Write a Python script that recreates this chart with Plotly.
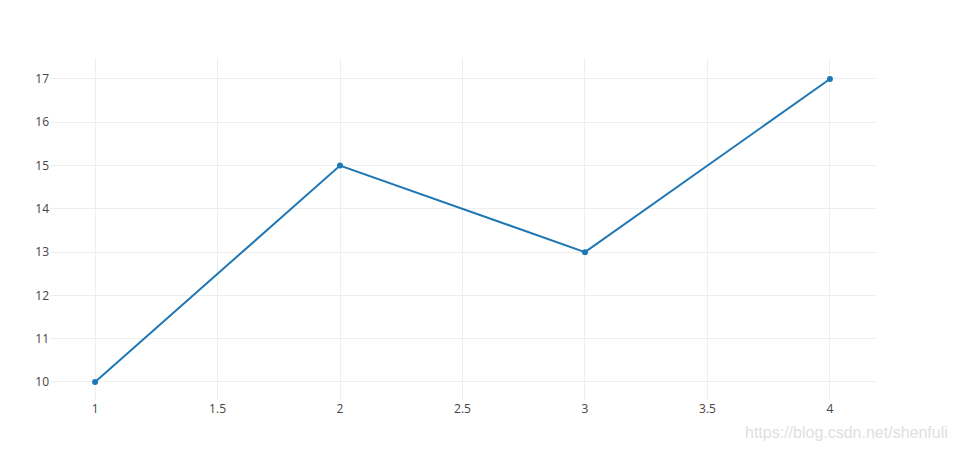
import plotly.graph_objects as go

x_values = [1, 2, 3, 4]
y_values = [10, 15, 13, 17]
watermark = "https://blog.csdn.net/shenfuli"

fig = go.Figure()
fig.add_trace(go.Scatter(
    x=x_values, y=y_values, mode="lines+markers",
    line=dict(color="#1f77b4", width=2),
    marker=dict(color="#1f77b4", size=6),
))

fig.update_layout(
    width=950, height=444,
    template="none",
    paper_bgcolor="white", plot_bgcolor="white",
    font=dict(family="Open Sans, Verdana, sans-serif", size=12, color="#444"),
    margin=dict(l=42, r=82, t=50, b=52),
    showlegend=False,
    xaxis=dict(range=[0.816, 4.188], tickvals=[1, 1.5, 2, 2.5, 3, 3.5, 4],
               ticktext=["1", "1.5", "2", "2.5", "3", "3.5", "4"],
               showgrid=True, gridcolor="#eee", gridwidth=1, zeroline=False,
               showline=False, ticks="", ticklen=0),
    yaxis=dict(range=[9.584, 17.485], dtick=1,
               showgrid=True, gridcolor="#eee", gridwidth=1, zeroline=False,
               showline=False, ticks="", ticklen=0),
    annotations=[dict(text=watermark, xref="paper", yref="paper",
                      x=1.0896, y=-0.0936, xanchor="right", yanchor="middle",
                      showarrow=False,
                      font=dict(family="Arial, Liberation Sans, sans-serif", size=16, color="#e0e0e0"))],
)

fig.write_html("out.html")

....

Short problem → Transcribe all the data word for word; the images stay out.

Exercise result →
Write a Python script that recreates this chart with Plotly.
import plotly.graph_objects as go

x_values = [1, 2, 3, 4]
y_values = [10, 15, 13, 17]
watermark = "https://blog.csdn.net/shenfuli"

fig = go.Figure()
fig.add_trace(go.Scatter(
    x=x_values, y=y_values, mode="lines+markers",
    line=dict(color="#1f77b4", width=2),
    marker=dict(color="#1f77b4", size=6),
))

fig.update_layout(
    width=950, height=444,
    template="none",
    paper_bgcolor="white", plot_bgcolor="white",
    font=dict(family="Open Sans, Verdana, sans-serif", size=12, color="#444"),
    margin=dict(l=42, r=82, t=50, b=52),
    showlegend=False,
    xaxis=dict(range=[0.816, 4.188], tickvals=[1, 1.5, 2, 2.5, 3, 3.5, 4],
               ticktext=["1", "1.5", "2", "2.5", "3", "3.5", "4"],
               showgrid=True, gridcolor="#eee", gridwidth=1, zeroline=False,
               showline=False, ticks="", ticklen=0),
    yaxis=dict(range=[9.584, 17.485], dtick=1,
               showgrid=True, gridcolor="#eee", gridwidth=1, zeroline=False,
               showline=False, ticks="", ticklen=0),
    annotations=[dict(text=watermark, xref="paper", yref="paper",
                      x=1.0896, y=-0.0936, xanchor="right", yanchor="middle",
                      showarrow=False,
                      font=dict(family="Arial, Liberation Sans, sans-serif", size=16, color="#e0e0e0"))],
)

fig.write_html("out.html")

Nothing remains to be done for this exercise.